Dismissing them as the latter, however, does a great disservice to the quality death metal on tap here. Granted, for those metal heads who can’t stomach any amount of humour, you’d be well advised to steer clear of the band both on record and in a live situation – listening to Hall's stage raps and song introductions remain some of the most hilarious shit I’ve ever heard – but you’ll be missing out. As Cannabis Corpse has expanded their shtick beyond strict Cannibal Corpse salutation, they’ve also incorporated other tangents from the world of death metal. Example: their last two albums were entitled Beneath Grow Lights Thou Shalt Rise and From Wisdom to Baked. On Left Hand Pass, they demonstrate their ability to entwine good and evil (i.e. a good time with evil sounds) in “Effigy of the Forgetful” which twists an obvious Suffocation reference with Floridian tropes and a wry lyrical stop/start sequence.

It shouldn’t come as any surprise that a song with a verbose title that incorporates some reference to weed and ancient Egypt – “Papyrus Containing the Spell to Protect Its Possessor Against Attacks from He who is in the Bong Water” – contains some measure of musical homage to Nile with riffs utilizing a rapid-fire technique and penetrating complexity to brush away the doldrums while also posting a decent helping of catchiness. On the other hand, “The 420th Crusade” and “In Battle There is no Pot” aren’t entirely beholden to Bolt Thrower as they flash shades of reference to both Entombed and Exhumed. “Grass Obliteration” draws on the sort of fantastical story telling death metal has historically excelled at (the song appears to be about a fed-up-with-society stoner who builds a killing machine powered by weed) and mixes it up by pulling in some Cephalic Carnage and Grave. Then there’s the title track, which chugs like Roadrunner and Earache classics to the lyrical tune of “A horrific demon appears/in a burst of flame to do my bidding/I command it to bring me a joint of hells sativa/From a bag made of human flesh it pulls out a doober/I spark it up making sure to pass it with my left hand/The joke was on me/that joint was all stems and seeds.”

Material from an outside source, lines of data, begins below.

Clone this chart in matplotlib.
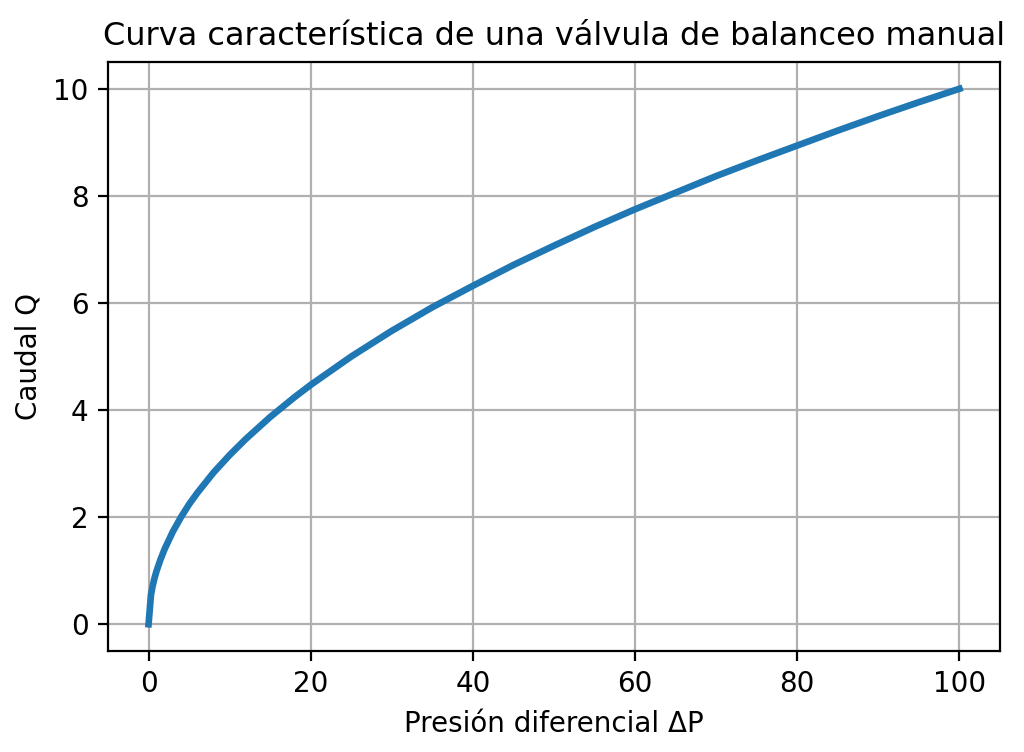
import matplotlib
matplotlib.use("Agg")
import matplotlib.pyplot as plt

# Values
delta_p = [0, 0.3, 0.5, 0.75, 1, 1.5, 2, 3, 4, 5, 6, 8, 10, 12, 15, 18, 20,
           25, 30, 35, 40, 45, 50, 55, 60, 65, 70, 75, 80, 85, 90, 95, 100]
caudal = [0, 0.55, 0.71, 0.87, 1.0, 1.22, 1.41, 1.73, 2.0, 2.24, 2.45, 2.83,
          3.16, 3.46, 3.87, 4.24, 4.47, 5.0, 5.48, 5.92, 6.32, 6.71, 7.07, 7.42, 7.75, 8.06,
          8.37, 8.66, 8.94, 9.22, 9.49, 9.75, 10.0]

fig = plt.figure(figsize=(5.12, 3.76), dpi=200)
ax = fig.add_axes([108/1024, 1 - 651/752, (1000 - 108)/1024, (651 - 62)/752])
ax.plot(delta_p, caudal, color="#1f77b4", linewidth=2.4)
ax.set_title("Curva característica de una válvula de balanceo manual", fontsize=11.5)
ax.set_xlabel("Presión diferencial ΔP")
ax.set_ylabel("Caudal Q")
ax.grid(True)
fig.savefig("out.png", dpi=200)
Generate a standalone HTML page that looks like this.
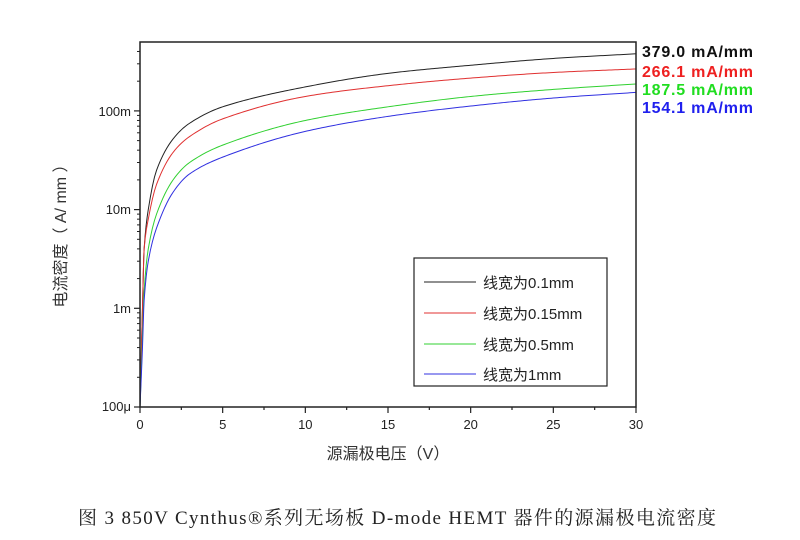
<!DOCTYPE html><html><head><meta charset="utf-8"><style>body{margin:0;background:#fff}svg{display:block}</style></head><body>
<svg id="s" width="800" height="540" xmlns="http://www.w3.org/2000/svg" font-family="Liberation Sans, Noto Sans CJK SC, sans-serif">
<rect width="800" height="540" fill="#fff"/>
<g id="curves" fill="none" stroke-width="1"></g>
<rect x="140" y="42" width="496" height="365" fill="none" stroke="#222" stroke-width="1.5"/>
<g id="ticks" stroke="#222"></g>
<g font-size="13" fill="#222" text-anchor="end">
<text x="131" y="116">100m</text><text x="131" y="214">10m</text><text x="131" y="313">1m</text><text x="131" y="411">100μ</text>
</g>
<g font-size="13" fill="#222" text-anchor="middle">
<text x="140" y="429">0</text><text x="222.7" y="429">5</text><text x="305.3" y="429">10</text><text x="388" y="429">15</text><text x="470.7" y="429">20</text><text x="553.3" y="429">25</text><text x="636" y="429">30</text>
</g>
<text x="388" y="459" font-size="16" fill="#333" text-anchor="middle">源漏极电压（V）</text>
<text transform="translate(66,232) rotate(-90)" font-size="16" fill="#333" text-anchor="middle">电流密度（ A/ mm ）</text>
<rect x="414" y="258" width="193" height="128" fill="#fff" stroke="#222" stroke-width="1.2"/>
<g stroke-width="1"><line x1="424" y1="282" x2="476" y2="282" stroke="#222"/><line x1="424" y1="313" x2="476" y2="313" stroke="#e03030"/><line x1="424" y1="344" x2="476" y2="344" stroke="#30d030"/><line x1="424" y1="374" x2="476" y2="374" stroke="#3030e0"/></g>
<g font-size="15" fill="#222"><text x="483" y="288">线宽为0.1mm</text><text x="483" y="319">线宽为0.15mm</text><text x="483" y="350">线宽为0.5mm</text><text x="483" y="380">线宽为1mm</text></g>
<g font-size="16" font-weight="bold"><text x="642" y="57" fill="#111" textLength="111">379.0 mA/mm</text><text x="642" y="77" fill="#ee2020" textLength="111">266.1 mA/mm</text><text x="642" y="95" fill="#20dd20" textLength="111">187.5 mA/mm</text><text x="642" y="113" fill="#2020ee" textLength="111">154.1 mA/mm</text></g>
<text x="78" y="524" font-size="19" fill="#222" textLength="638" font-family="Liberation Serif, Noto Serif CJK SC, serif">图 3 850V Cynthus®系列无场板 D-mode HEMT 器件的源漏极电流密度</text>
</svg>
<script>
(function(){
function X(v){return 140+v*496/30;}
function Y(i){return 407-98.7*(Math.log10(i)+4);}
var t=document.getElementById("ticks"),h="";
for(var d=0;d<4;d++){for(var k=1;k<10;k++){var y=Y(1e-4*Math.pow(10,d)*k);if(y<42)break;var L=k==1?6:3;h+='<line x1="'+(140-L)+'" y1="'+y+'" x2="140" y2="'+y+'" stroke-width="'+(k==1?1.2:1)+'"/>';}}
for(var v=0;v<=30;v+=2.5){var L=(v%5==0)?6:3;h+='<line x1="'+X(v)+'" y1="407" x2="'+X(v)+'" y2="'+(407+L)+'" stroke-width="1.2"/>';}
t.innerHTML=h;
var data=[
["#222",[[0,1e-4],[0.15,1e-3],[0.25,4e-3],[0.5,1e-2],[1,25e-3],[2,52e-3],[3,75e-3],[5,110e-3],[10,175e-3],[15,240e-3],[20,290e-3],[25,340e-3],[30,379e-3]]],
["#e03030",[[0,1e-4],[0.15,1e-3],[0.25,4e-3],[0.5,8e-3],[1,18e-3],[2,38e-3],[3,55e-3],[5,83e-3],[10,140e-3],[15,180e-3],[20,215e-3],[25,245e-3],[30,266e-3]]],
["#30d030",[[0,1e-4],[0.15,5e-4],[0.25,1.5e-3],[0.5,4e-3],[1,9e-3],[2,20e-3],[3,30e-3],[5,45e-3],[10,80e-3],[15,110e-3],[20,140e-3],[25,165e-3],[30,187.5e-3]]],
["#3030e0",[[0,1e-4],[0.15,4e-4],[0.25,1.2e-3],[0.5,3e-3],[1,6.5e-3],[2,15e-3],[3,23e-3],[5,34e-3],[10,62e-3],[15,88e-3],[20,112e-3],[25,135e-3],[30,154e-3]]]];
var g=document.getElementById("curves"),out="";
data.forEach(function(s){
 var p=s[1],n=p.length,xs=[],ys=[],i;
 for(i=0;i<n;i++){xs.push(p[i][0]);ys.push(Math.log10(p[i][1]));}
 var dl=[],m=[];
 for(i=0;i<n-1;i++)dl.push((ys[i+1]-ys[i])/(xs[i+1]-xs[i]));
 m[0]=dl[0];m[n-1]=dl[n-2];
 for(i=1;i<n-1;i++){m[i]=(dl[i-1]*dl[i]<=0)?0:2/(1/dl[i-1]+1/dl[i]);}
 var pts=[];
 for(i=0;i<n-1;i++){var hh=xs[i+1]-xs[i],N=Math.max(4,Math.ceil(hh*8));
  for(var j=0;j<N;j++){var tt=j/N,t2=tt*tt,t3=t2*tt;
   var yy=(2*t3-3*t2+1)*ys[i]+(t3-2*t2+tt)*hh*m[i]+(-2*t3+3*t2)*ys[i+1]+(t3-t2)*hh*m[i+1];
   var xv=xs[i]+tt*hh;pts.push(X(xv).toFixed(2)+","+(407-98.7*(yy+4)).toFixed(2));}}
 pts.push(X(30).toFixed(2)+","+Y(p[n-1][1]).toFixed(2));
 out+='<polyline stroke="'+s[0]+'" points="'+pts.join(" ")+'"/>';
});
g.innerHTML=out;
})();
</script>
</body></html>
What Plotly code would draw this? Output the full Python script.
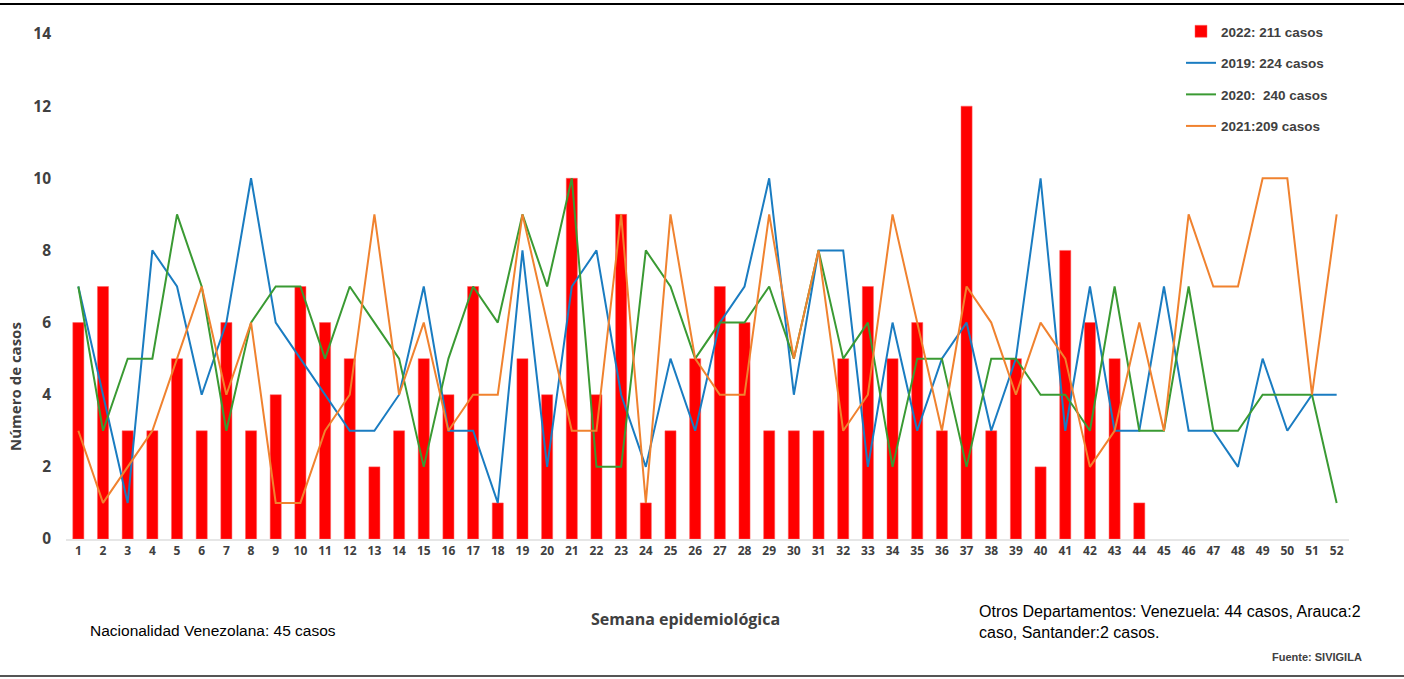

There are moments within a number of the ten tracks where you can hear the identity of the musicians jockeying for position against the shtick’s requirement that they make casual and ongoing reference to established death metal styles and motifs, if not riffs. “The Fiends that Come to Steal the Weed of the Deceased” has a myriad of recognizable death metal moments interjected into some pretty solid riffing that could have come from the fingers of Erik Rutan, but I swear I’ve heard the melody leading in the main guitar solo elsewhere before, just can’t put my finger on it. This will be a game those of you with extensive record collections of death metal across the obscurity continuum will find yourselves playing over the course of this album. At the same time, to the untrained ear, all of the above is nothing but nerdy hair splitting; your significant other who knows nothing about metal and your mom will continue to hear a bunch of fucking directionless noise. Though, if you spark one up and pass it along and who knows what they might hear.